War Stories

Playing by the Rules

In August 2003, 30-year-old Rory Stewart took a taxi from Jordan to Baghdad and asked the British Foreign Office for a job. The Farsi-speaking former diplomat soon found himself appointed deputy governor of Maysan province in southern Iraq. His new book, The Prince of the Marshes, describes his experiences in Maysan and Nasiriyah. This week we are publishing five excerpts from the book detailing episodes from Stewart’s early days in Maysan, as he attempted to understand the system, the region, and the players, particularly tribal leader Karim Mahood Hattab, the “Prince of the Marshes.”

Saturday, Oct. 11, 2003
The day before my meeting with the three Iranian-linked militia commanders, I drove with George Butler to the regional finance meeting in Basra, where we met with the other Coalition governorate teams. There were still only five British civilians contracted to work in the governorate offices outside Baghdad and Basra—besides Mark Etherington in Kut and John Bourne in Nasiriyah, Liane Saunders and Emma Sky were now acting governors in the Kurdish areas in the north. The rest of the eighteen governorates were to be run by Americans, most of whom were State Department Officers with backgrounds in the Middle East.

I sat opposite John Bourne, the veterinarian. I knew that he had left the British Foreign Office to join the agriculture ministry, and I had heard that he been educated at Eton, but there was no swank to him. He was a small, wiry man who was known to work sixteen-hour days, impatient of any idea of holiday or rest. No one knew as many tribal sheikhs, and few had such a nuanced understanding of the local social structures and political parties. He drove every day into remote areas and returned late. To be on his bodyguard team was to be frequently forced into the middle of gangster towns without a chance to perform reconnaissance and to be deprived of lunch and dinner. The bodyguard teams learned to carry military rations. John apparently rarely ate.

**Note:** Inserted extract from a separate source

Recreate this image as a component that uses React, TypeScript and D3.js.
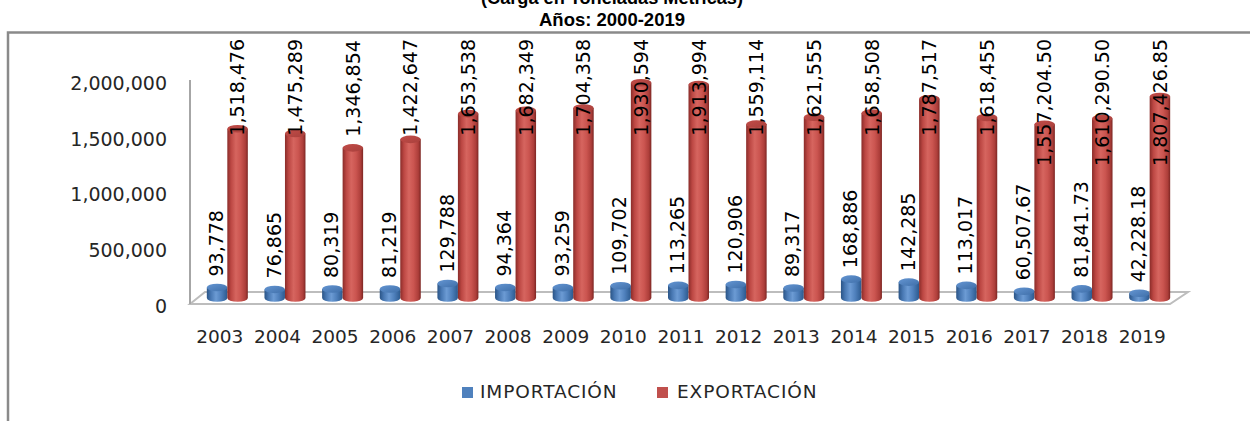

Meeting of the governate team leaders in Baghdad

In Maysan, the British battle group was keen to administer the province, and the civil affairs team was happy to work closely alongside me. John however, received almost no support from his Italian military team, but he was serious in his beliefs about how government ought to function, and he flung all his considerable energy and courage into those beliefs. He did not like the evasions, manipulation, and compromises of much of Coalition office politics. He thought, with reason, that the head offices in Baghdad and London had little understanding of the local situation and that the contracting and financial rules were absurd.

I had practiced my speech on Major George Butler on the way down in the car. I was, therefore, able to give the Basra meeting a very structured presentation peppered with statistics. I painted a gloomy picture of the poverty in our province but was optimistic about our capacity: I told them that with our civil affairs team and the local NGOs as “force-multipliers” we could administer hundreds of projects. I requested a larger team, more security, and more money.

John Bourne followed with a lengthy and ironic disquisition on the complexities of Nasiriyah, the weaknesses of the Italians and the peculiarities of the agricultural system. After the meeting I visited all the senior officials in their offices, reemphasizing our requirements and capacity. My pre-packaged blarney was rewarded with a quarter of a million dollars in cash. John emerged with nothing.

As we walked back to our cars, John told me that he was waiting for a project officer to arrive before he began to apply for development funds. I offered to show him how I got round the rules. He declined, not approving of my indifference to procedure. He didn’t have the authority to sign off on money and he intended to do it properly. A month later, by which time we had gathered nearly two million dollars in Amara, he still had no money for his province.